I'm here, but I know they won't empanel me. They never do. So I sit in the waiting room with a hundred fellow citizens, and we have just taken our oath of office as jurors, administered by a judge who removed a wad of chewing gum from his mouth, befitting the solemnity of the moment.
As always, I allow myself to imagine myself in that tiny community of people who will hold the fate of another person in their hands. We would be carefully instructed as to what was and what was not our task. Some among us would forget, though, impatient with our constraints, and anoint themselves detectives or self-taught judges. Some would consider this afternoon a chance to "send a message" -- a message not directed at this courtroom or the parties in it at all, perhaps, but intended for a wider audience, one which might exist only in their imagination. Some would be highly intelligent. Some would not be. Some would hate being there. Some would love it.

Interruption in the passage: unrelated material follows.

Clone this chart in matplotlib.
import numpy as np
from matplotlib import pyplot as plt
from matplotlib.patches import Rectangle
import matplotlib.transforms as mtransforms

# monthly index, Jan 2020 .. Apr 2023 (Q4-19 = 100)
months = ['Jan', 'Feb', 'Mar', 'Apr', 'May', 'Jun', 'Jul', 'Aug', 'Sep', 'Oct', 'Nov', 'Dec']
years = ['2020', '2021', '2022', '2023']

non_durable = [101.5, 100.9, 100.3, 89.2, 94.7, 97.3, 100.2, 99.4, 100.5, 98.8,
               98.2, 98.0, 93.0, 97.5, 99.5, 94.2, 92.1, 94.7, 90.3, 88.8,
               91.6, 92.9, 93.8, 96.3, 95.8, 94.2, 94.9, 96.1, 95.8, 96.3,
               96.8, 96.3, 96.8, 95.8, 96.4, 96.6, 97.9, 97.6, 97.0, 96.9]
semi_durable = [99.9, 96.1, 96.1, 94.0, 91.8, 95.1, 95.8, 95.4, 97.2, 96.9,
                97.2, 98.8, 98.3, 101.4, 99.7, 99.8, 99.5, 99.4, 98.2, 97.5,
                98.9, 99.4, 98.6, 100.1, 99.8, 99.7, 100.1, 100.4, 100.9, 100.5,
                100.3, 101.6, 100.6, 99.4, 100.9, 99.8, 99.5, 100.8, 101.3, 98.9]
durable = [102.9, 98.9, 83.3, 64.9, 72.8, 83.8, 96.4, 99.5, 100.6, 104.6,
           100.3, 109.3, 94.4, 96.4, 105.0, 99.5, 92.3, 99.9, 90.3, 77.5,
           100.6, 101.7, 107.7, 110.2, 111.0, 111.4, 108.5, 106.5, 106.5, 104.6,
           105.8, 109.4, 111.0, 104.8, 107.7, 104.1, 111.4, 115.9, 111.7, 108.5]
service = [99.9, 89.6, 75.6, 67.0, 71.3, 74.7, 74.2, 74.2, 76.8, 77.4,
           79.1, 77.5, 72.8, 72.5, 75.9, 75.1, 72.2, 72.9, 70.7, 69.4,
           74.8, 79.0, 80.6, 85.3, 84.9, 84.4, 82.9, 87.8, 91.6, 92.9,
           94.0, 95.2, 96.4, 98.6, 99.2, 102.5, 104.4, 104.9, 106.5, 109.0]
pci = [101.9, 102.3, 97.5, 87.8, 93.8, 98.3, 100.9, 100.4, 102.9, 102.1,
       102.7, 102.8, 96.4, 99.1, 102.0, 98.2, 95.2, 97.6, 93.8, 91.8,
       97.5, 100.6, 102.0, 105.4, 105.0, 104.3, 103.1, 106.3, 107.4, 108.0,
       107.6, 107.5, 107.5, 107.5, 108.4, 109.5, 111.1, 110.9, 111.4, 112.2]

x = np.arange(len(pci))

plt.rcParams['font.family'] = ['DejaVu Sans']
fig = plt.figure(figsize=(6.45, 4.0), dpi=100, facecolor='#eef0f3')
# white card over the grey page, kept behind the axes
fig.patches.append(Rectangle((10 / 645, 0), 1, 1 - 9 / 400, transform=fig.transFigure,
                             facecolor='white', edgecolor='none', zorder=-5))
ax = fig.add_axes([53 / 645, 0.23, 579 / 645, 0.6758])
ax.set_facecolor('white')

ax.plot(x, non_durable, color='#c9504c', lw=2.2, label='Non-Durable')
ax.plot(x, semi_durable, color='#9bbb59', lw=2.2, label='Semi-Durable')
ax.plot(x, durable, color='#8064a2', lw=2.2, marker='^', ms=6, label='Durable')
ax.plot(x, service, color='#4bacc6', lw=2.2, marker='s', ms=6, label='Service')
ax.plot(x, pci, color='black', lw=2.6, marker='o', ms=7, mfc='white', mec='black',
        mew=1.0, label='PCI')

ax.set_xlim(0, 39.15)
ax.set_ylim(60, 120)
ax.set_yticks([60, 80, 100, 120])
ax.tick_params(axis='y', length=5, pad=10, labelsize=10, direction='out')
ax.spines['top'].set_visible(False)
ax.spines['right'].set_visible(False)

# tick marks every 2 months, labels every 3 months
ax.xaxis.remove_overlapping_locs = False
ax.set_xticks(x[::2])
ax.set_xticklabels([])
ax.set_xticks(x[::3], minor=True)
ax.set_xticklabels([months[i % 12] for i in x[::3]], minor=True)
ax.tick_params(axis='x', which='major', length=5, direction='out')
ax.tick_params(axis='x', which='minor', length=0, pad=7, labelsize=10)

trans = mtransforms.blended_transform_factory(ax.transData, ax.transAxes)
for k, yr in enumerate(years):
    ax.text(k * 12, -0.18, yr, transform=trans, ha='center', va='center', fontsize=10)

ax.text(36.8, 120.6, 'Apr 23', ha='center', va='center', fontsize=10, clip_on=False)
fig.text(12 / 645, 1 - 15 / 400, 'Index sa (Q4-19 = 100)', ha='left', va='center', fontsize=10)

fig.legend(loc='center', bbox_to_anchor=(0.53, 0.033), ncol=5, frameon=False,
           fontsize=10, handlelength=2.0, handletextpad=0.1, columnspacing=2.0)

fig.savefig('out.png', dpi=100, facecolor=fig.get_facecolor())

We would be a jury of peers, for anyone who came before us: a mixed bag of commitment and anxiety, well and poorly equipped for this work. We would be little better or little worse than the people who looked to us for fairness. Most of us will sit here all day and then leave, never having had the chance to present the mixed bag of our service in an actual case. They say we won't be back for three years, but they said that a year ago, too. The last time I was called.
We divide power in here in the United States, forcing a check on any one part of us, insisting on balancing responsibility among us as best we can. Our judges don't work alone. Neither do our presidents or our legislators or our generals. The result may be clumsy affair, but it is ours.